His next business, Celtel, was acquired for US$3.4 billion five years later — a gravity-defying trajectory that added 24 million phone and Internet users in 14 African countries in a few years. Most importantly, Ibrahim was determined that Celtel should be run as a ‘clean’ company from the outset, declaring it would not accept so much as a dollar in bribes.

It was a challenging stance to take but it paved the way for what he has been focusing on ever since he sold Celtel in 2005 — a transparency index of Africa, in conjunction with a hefty annual prize for African leaders who prove their integrity through actions, not words.

“After I sold Celtel, I wanted to focus on investing back in Africa, because that is where Celtel made its money,” 70-year-old Ibrahim recalls over the phone from Monaco, his home for half of the year. “I wanted to achieve the maximum impact with whatever limited resources I had. And, I thought, the major issue in Africa is leadership and governance. Governance is about building institutions, establishing rule of law and delivery of that basket of public goods in areas of law, education, infrastructure, jobs, transparency and sound management of public finances. That led us to establish the Ibrahim Index of Governance in Africa to research and publish annually a scorecard for each and every country. As for leadership, we started with the obvious thing, which was our Annual Prize for Leadership."

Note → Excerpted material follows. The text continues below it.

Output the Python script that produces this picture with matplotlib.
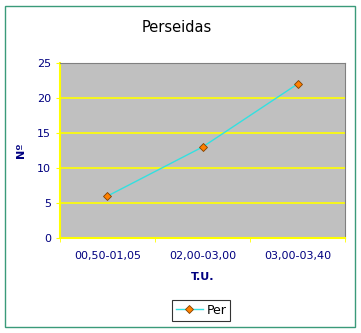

Worth many multiples of the Nobel Prize, the Mo Ibrahim Prize for Achievement in African Leadership offers a former African executive head of state or a government US$5 million over 10 years, plus US$200,000 a year for life thereafter. Importantly, if the Ibrahim Prize Committee does not consider anyone worthy that year, it will withhold it. In 2009, 2010, 2012, 2013 and 2015 the Prize Committee, after in-depth review, did not select a winner.

“Initially people reacted with suspicion. They wondered if I am trying to get myself elected somewhere; did I have economic interests; or am I after oil or gas or mining concessions? But you gain credibility with time. We have no agenda except to improve things in Africa. Now most African governments voluntarily engage with us,” he says.

The sizeable prize is a useful tool, reckons Ibrahim, to get African people talking about the importance of democratic leadership. “The prize brought the issue of leadership to the conversation over dinner in African homes. It raises the question — why did my president not win the prize? What is their president doing so well?”

But a prize only goes so far. It can be tough to fix a problem without measuring it first. So ‘big data’ was the next step to shining light on the good and bad bits of African leadership with the Ibrahim Index of Governance in Africa. This put information into the public domain like never before. “Civil society is growing stronger now everyone has a phone or is on the Internet. Information is a good thing,” says Ibrahim.

The index judges each of the 54 African countries through 94 parameters within four categories: safety and rule of law; participation and human rights; sustainable economic opportunity; and human development. It’s the index’s 10th anniversary and, after a decade of relative transparency, Ibrahim is disappointed. Nearly two-thirds of Africans live in a country in which safety and rule of law has deteriorated over the last 10 years, according to the index. Corruption is estimated to still cost Africa an estimated US$148 billion annually. “We can do better than that,” Ibrahim was quoted as saying when the latest report was released.

Why has Africa stagnated, despite all his best efforts, as well as all the other millions in aid and support that has been channelled into the continent? Ibrahim is a realist. “The problem is not just an African phenomenon — look around us in the world. There are social tensions, seclusions, international discourse is moving towards violence and aggression. Look at the US elections; look at the rise of illiberal governments in the heart of Europe; look at the Middle East. There are a lot of issues dividing us and we lack decent statesmanship around the world; Africa is not so separated. Frankly, we are living in dangerous times.”

The biggest opportunity by far for Africa, says Ibrahim, lies in its young people. “We have a tsunami of young people coming. We need a better education system, they need skills focused on the jobs market. If we do that we have a fantastic future. On the other hand, if we fail to do that and we end up with a large number of unemployed young people, this is a global time bomb for everyone, not just Africa.”

Ultimately though, Ibrahim believes that the future of Africa lies in the hands of Africans themselves. “You can’t import reform — it has to come from within."